WATCH: Trump supporter loses his cool on CNN while struggling to justify use of anti-Semitic image
Donald Trump (Shutterstock)

A visibly-flustered former Trump adviser tried on Monday to explain how and why the GOP candidate tweeted out an anti-Semitic image that originated from an internet message board known for racist and anti-Semitic content.


Michael Caputo, a supporter of Donald Trump and former adviser to the reality show star-turned-political candidate, said the media and campaign for Trump's rival, Hillary Clinton, had ginned up controversy over the Saturday tweet to distract from the fact that Clinton was interviewed by the FBI in its investigation into her private email server usage.

Caputo was part of a Monday morning panel on CNN and was being pressed by host John Berman.

"This was not intended to offend anyone," Berman said. "It was, like I said before, a tweet that had a... geometric image on it that some associate with the horrible days of Nazi Germany. I get that, clearly they get that. This was an unforced error, there's no question about it, otherwise they wouldn't have changed it. But to apologize for it, I don't think so."

The "geometric image" Caputo referred to was the Star of David. The image Trump tweeted was mined from an internet message board used by white supremacists called /pol/ and showed Hillary Clinton with the Star of David, and $100 bills in the background.

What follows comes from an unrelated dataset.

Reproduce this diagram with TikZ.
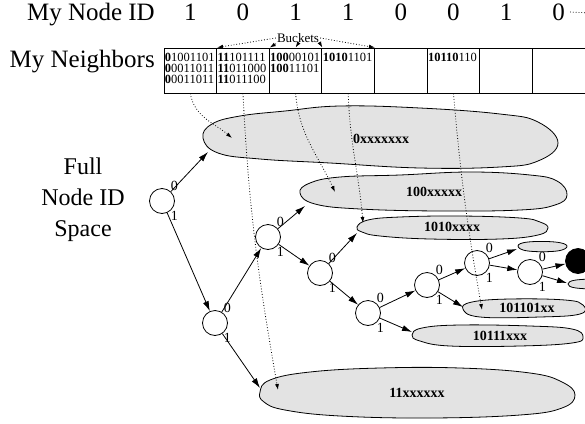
\documentclass[tikz,border=0pt]{standalone}
\usepackage{fontspec}
\setmainfont{Liberation Serif}
\usetikzlibrary{arrows.meta}
\tikzstyle{cell}=[rectangle,draw,line width=0.9pt,minimum width=52.6pt,minimum height=45pt,inner sep=0]
\tikzstyle{bits}=[anchor=north west,inner sep=1.2pt,align=left,font=\fontsize{12.5}{11}\selectfont]
\tikzstyle{big}=[inner sep=0,font=\fontsize{25}{30}\selectfont]
\tikzstyle{bitlabel}=[inner sep=0.3pt,font=\fontsize{14}{16}\selectfont]
\tikzstyle{tnode}=[circle,draw,line width=0.8pt,minimum size=25pt,inner sep=0]
\tikzstyle{branch}=[tnode,label={[bitlabel]50:0},label={[bitlabel]-50:1}]
\tikzstyle{blob}=[draw,line width=0.8pt,fill=black!11]
\tikzstyle{blobtext}=[inner sep=0,font=\fontsize{14}{16}\selectfont\bfseries]
\tikzstyle{arrow}=[line width=0.8pt,-{Latex[length=10pt,width=6pt]}]
\tikzstyle{link}=[dotted,line width=0.8pt,-{Latex[length=6pt,width=4pt]}]

\begin{document}
\begin{tikzpicture}[x=1pt,y=1pt]
\useasboundingbox (0,0) rectangle (585,-423);
\clip (0,0) rectangle (585,-423);

% my id and the routing table
\node[big,anchor=base east] (myid) at (155,-20) {My Node ID};
\node[big,anchor=base east] (mynb) at (155,-67) {My Neighbors};
\foreach \d [count=\i] in {1,0,1,1,0,0,1,0}{
	\node[big,anchor=base] (d\i) at ({164+52.625*(\i-0.5)},-20) {\d};
	\node[cell] (c\i) at ({164+52.625*(\i-0.5)},-70.5) {};}
\coordinate (more) at (592,-13);
\draw[dotted,line width=0.8pt,shorten <=5pt] (d8.east) -- (more);

\node[bits] (b1) at ([yshift=-4pt]c1.north west) {\textbf{0}1001101\\\textbf{0}0011011\\\textbf{0}0011011};
\node[bits] (b2) at ([yshift=-4pt]c2.north west) {\textbf{11}101111\\\textbf{11}011000\\\textbf{11}011100};
\node[bits] (b3) at ([yshift=-4pt]c3.north west) {\textbf{100}00101\\\textbf{100}11101};
\node[bits] (b4) at ([yshift=-4pt]c4.north west) {\textbf{1010}1101};
\node[bits] (b6) at ([yshift=-4pt]c6.north west) {\textbf{10110}110};

\node[inner sep=1pt,font=\fontsize{13}{15}\selectfont] (bk) at (298,-38) {Buckets};
\draw[link] (bk.west) -- (c1.north east);
\draw[link] (bk.south west) -- (c2.north east);
\draw[link] (bk.south) -- (c3.north);
\draw[link] (bk.south east) -- (c3.north east);
\draw[link] (bk.east) -- (c4.north east);

\node[align=center,font=\fontsize{24}{31}\selectfont] (space) at (83,-200) {Full\\Node ID\\Space};

% subtrees
\draw[blob] plot[smooth cycle,tension=0.7] coordinates {(203,-138) (212,-124) (240,-116) (285,-111) (340,-106) (420,-108) (500,-114) (538,-122) (558,-143) (538,-161) (500,-167) (420,-168) (330,-163) (260,-159) (218,-153)};
\draw[blob] plot[smooth cycle,tension=0.7] coordinates {(300,-193) (310,-183) (340,-177) (400,-175) (470,-172) (530,-175) (557,-181) (567,-195) (555,-205) (520,-210) (440,-211) (360,-209) (315,-204)};
\draw[blob] plot[smooth cycle,tension=0.7] coordinates {(357,-227) (368,-220) (400,-217) (460,-216) (520,-218) (540,-222) (548,-228) (538,-235) (500,-239) (430,-239) (380,-236) (362,-232)};
\draw[blob] plot[smooth cycle,tension=0.7] coordinates {(518,-246) (528,-242) (555,-242) (567,-246) (557,-251) (528,-251)};
\draw[blob] plot[smooth cycle,tension=0.7] coordinates {(568,-284) (576,-280) (600,-280) (600,-288) (576,-288)};
\draw[blob] plot[smooth cycle,tension=0.7] coordinates {(463,-309) (472,-302) (510,-299) (565,-300) (583,-305) (580,-314) (540,-317) (480,-317)};
\draw[blob] plot[smooth cycle,tension=0.7] coordinates {(412,-335) (422,-328) (460,-325) (530,-326) (572,-329) (583,-337) (572,-343) (520,-346) (450,-346) (420,-341)};
\draw[blob] plot[smooth cycle,tension=0.7] coordinates {(260,-392) (270,-380) (310,-372) (380,-368) (460,-368) (530,-373) (562,-382) (575,-395) (562,-408) (520,-415) (430,-418) (340,-416) (285,-410) (264,-402)};

\node[blobtext] (lA) at (381,-139) {0xxxxxxx};
\node[blobtext] (lB) at (434,-192) {100xxxxx};
\node[blobtext] (lC) at (452,-227) {1010xxxx};
\node[blobtext] (lF) at (527,-308) {101101xx};
\node[blobtext] (lG) at (500,-336) {10111xxx};
\node[blobtext] (lH) at (417,-393) {11xxxxxx};

\coordinate (aA) at (208,-152);
\coordinate (aB) at (305,-206);
\coordinate (aC) at (357,-233);
\coordinate (aD) at (517,-249);
\coordinate (aE) at (567,-283);
\coordinate (aF) at (463,-307);
\coordinate (aG) at (412,-332);
\coordinate (aH) at (260,-388);

% the path down to my own id
\node[branch] (r) at (162,-201) {};
\node[branch] (n1) at (215,-323) {};
\node[branch] (n10) at (268,-237) {};
\node[branch] (n101) at (320,-273) {};
\node[branch] (n1011) at (368,-313) {};
\node[branch] (n10110) at (427,-285) {};
\node[branch] (n101100) at (477,-263) {};
\node[branch] (n1011001) at (530,-272) {};
\node[tnode,fill=black] (me) at (578,-261) {};

\foreach \a/\b in {r/aA,r/n1,n1/n10,n1/aH,n10/aB,n10/n101,n101/aC,n101/n1011,n1011/n10110,n1011/aG,n10110/n101100,n10110/aF,n101100/aD,n101100/n1011001,n1011001/me,n1011001/aE}
	\draw[arrow] (\a) -- (\b);

% buckets point into subtrees
\coordinate (kA) at (232,-138);
\coordinate (kB) at (335,-192);
\coordinate (kC) at (363,-223);
\coordinate (kF) at (482,-310);
\coordinate (kH) at (278,-390);
\draw[link] (c1.south) to[out=-80,in=140] (kA);
\draw[link] (c2.south) to[out=-87,in=100] (kH);
\draw[link] (c3.south) to[out=-85,in=115] (kB);
\draw[link] (c4.south) to[out=-88,in=95] (kC);
\draw[link] (c6.south) to[out=-85,in=100] (kF);
\end{tikzpicture}
\end{document}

"Let's face it, this whole tweet thing has been ginned up in order to try and subsume the story of the weekend, which is, the Democratic nominee was interrogated by the FBI in a criminal investigation," Caputo said.

The FBI interviewed Clinton for three and a half hours on Saturday, but it was a voluntary session, not an interrogation, according to the New York Times. The Bureau is investigating whether she or her staff broke the law by using a private server for email correspondence during her tenure as Secretary of State.

Berman asked Caputo if it was Trump who "ginned it up" by publicly using the controversial image taken from a message board that features anti-Semitic images atop its home page.

When Berman brought that up, Caputo shot back, "Do you know that? Do you know that?"

Caputo then added, "Do you think somebody from the Trump campaign went and visited this... the idea that somebody was sitting up late at night trolling on some kind of a fascist website is laughable to me."